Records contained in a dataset
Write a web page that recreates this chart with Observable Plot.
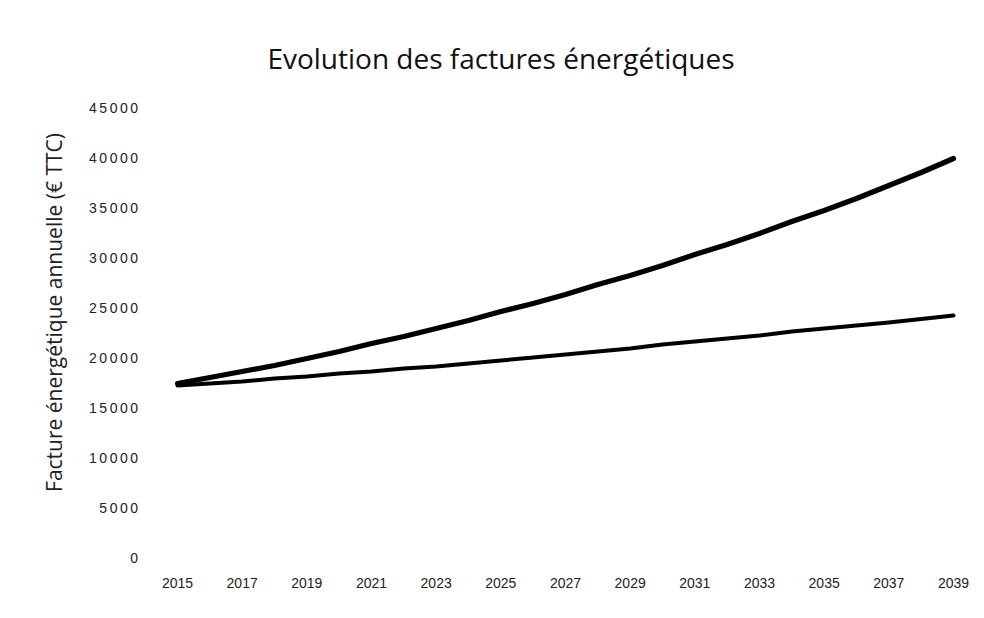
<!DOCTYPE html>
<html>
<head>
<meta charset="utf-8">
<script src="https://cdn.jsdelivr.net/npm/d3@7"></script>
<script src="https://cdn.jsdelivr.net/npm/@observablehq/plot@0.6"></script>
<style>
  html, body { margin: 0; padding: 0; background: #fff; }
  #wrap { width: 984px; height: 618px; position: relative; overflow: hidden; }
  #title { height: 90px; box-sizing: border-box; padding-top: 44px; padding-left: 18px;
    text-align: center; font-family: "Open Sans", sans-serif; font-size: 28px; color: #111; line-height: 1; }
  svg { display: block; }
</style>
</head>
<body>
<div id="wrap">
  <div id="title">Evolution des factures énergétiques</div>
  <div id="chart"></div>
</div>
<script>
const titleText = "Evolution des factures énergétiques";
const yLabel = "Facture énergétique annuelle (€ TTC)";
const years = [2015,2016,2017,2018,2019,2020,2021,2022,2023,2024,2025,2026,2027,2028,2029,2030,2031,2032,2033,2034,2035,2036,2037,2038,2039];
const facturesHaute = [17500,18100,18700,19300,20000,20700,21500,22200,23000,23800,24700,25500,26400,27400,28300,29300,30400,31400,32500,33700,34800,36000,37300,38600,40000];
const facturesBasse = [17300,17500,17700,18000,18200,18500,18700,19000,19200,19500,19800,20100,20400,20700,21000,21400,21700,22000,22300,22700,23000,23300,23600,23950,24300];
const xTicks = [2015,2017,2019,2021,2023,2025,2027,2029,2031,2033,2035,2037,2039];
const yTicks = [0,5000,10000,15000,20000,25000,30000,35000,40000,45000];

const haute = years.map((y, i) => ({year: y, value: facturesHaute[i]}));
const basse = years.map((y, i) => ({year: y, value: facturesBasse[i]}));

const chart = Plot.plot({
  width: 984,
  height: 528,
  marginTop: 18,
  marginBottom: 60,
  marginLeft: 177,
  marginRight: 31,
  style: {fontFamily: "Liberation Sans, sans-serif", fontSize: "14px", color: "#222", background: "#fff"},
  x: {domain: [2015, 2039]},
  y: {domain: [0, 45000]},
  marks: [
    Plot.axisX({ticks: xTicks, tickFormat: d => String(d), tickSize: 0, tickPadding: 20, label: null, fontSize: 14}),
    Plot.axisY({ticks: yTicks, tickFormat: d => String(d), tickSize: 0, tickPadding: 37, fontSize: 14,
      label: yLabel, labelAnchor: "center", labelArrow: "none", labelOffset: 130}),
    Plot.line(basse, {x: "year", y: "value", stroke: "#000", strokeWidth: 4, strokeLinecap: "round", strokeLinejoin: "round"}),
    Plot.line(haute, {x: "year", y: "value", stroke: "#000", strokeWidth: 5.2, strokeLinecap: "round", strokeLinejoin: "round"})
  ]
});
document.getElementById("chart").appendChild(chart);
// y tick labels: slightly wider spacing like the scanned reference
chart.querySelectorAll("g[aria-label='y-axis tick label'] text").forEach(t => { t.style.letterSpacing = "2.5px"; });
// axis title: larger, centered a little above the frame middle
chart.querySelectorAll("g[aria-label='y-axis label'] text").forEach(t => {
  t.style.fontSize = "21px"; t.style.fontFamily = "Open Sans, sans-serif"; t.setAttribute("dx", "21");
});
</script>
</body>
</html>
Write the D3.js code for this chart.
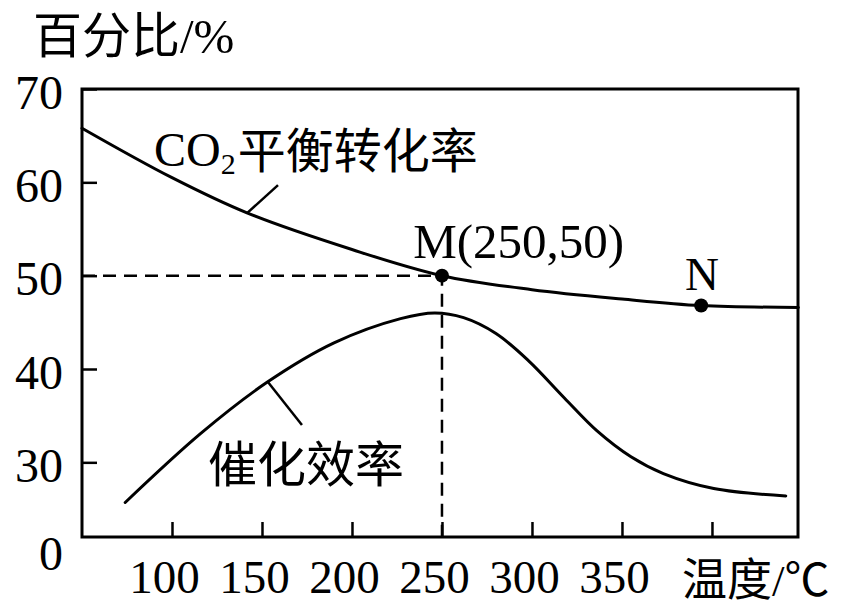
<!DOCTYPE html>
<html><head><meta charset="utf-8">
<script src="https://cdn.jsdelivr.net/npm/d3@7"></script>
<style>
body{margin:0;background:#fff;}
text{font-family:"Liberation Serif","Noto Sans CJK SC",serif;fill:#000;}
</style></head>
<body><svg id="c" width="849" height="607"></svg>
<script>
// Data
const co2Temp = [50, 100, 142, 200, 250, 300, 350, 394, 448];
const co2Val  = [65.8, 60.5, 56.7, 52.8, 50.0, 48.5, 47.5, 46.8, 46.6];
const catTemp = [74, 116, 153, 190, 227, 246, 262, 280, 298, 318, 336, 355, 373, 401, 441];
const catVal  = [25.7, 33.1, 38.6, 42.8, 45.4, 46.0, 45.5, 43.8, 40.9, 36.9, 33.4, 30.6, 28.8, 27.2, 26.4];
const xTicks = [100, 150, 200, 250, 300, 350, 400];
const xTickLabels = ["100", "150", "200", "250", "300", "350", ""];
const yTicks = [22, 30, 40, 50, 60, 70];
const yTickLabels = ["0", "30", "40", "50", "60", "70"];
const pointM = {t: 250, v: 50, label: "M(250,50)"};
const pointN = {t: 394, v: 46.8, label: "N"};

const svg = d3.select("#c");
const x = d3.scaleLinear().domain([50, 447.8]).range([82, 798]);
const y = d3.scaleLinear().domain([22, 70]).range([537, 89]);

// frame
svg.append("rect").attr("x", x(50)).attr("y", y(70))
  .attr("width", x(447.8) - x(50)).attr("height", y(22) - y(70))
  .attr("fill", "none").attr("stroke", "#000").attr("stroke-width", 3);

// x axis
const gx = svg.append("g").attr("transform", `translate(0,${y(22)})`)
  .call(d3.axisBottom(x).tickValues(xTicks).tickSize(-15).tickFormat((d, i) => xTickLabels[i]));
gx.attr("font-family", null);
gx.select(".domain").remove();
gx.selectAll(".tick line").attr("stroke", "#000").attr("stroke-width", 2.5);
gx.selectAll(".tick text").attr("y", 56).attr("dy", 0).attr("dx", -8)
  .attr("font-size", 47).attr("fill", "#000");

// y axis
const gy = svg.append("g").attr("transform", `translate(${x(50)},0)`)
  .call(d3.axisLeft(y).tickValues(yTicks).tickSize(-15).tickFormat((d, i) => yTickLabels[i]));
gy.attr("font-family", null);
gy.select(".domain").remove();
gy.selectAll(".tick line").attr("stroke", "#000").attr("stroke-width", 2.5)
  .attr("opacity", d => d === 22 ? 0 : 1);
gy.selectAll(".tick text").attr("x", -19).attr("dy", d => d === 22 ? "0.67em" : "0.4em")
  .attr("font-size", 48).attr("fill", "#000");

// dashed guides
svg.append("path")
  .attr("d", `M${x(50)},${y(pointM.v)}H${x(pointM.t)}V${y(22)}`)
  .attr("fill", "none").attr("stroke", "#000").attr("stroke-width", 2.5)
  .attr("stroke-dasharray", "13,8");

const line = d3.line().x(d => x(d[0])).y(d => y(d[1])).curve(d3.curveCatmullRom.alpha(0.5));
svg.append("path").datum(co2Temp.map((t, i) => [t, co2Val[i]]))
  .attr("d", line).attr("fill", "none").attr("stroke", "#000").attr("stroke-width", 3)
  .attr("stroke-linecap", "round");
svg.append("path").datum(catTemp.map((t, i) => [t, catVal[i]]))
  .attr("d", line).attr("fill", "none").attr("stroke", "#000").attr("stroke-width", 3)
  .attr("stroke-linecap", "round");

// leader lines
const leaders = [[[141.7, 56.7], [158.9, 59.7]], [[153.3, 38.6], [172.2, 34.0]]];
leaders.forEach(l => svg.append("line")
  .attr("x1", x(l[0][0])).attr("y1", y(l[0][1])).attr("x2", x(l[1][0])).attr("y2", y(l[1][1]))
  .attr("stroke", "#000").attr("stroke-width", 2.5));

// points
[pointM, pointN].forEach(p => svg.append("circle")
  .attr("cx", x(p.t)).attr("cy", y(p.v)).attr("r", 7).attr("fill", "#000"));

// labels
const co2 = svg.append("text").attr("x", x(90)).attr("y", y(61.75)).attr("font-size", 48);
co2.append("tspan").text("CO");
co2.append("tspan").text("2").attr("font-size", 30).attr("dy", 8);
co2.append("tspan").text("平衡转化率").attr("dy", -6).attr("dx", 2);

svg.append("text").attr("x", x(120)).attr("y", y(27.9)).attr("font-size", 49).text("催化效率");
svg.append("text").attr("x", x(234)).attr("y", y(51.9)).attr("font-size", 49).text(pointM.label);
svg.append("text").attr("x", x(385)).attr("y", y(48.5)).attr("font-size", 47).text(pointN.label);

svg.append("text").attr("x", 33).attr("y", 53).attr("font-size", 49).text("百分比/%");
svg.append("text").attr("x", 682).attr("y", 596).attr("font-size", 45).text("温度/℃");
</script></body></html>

● Written problem
Using the records above, copy every line that has the word "chart" in it.

● The answer
Write a web page that recreates this chart with Observable Plot.
  <div id="chart"></div>
const chart = Plot.plot({
document.getElementById("chart").appendChild(chart);
chart.querySelectorAll("g[aria-label='y-axis tick label'] text").forEach(t => { t.style.letterSpacing = "2.5px"; });
chart.querySelectorAll("g[aria-label='y-axis label'] text").forEach(t => {
Write the D3.js code for this chart.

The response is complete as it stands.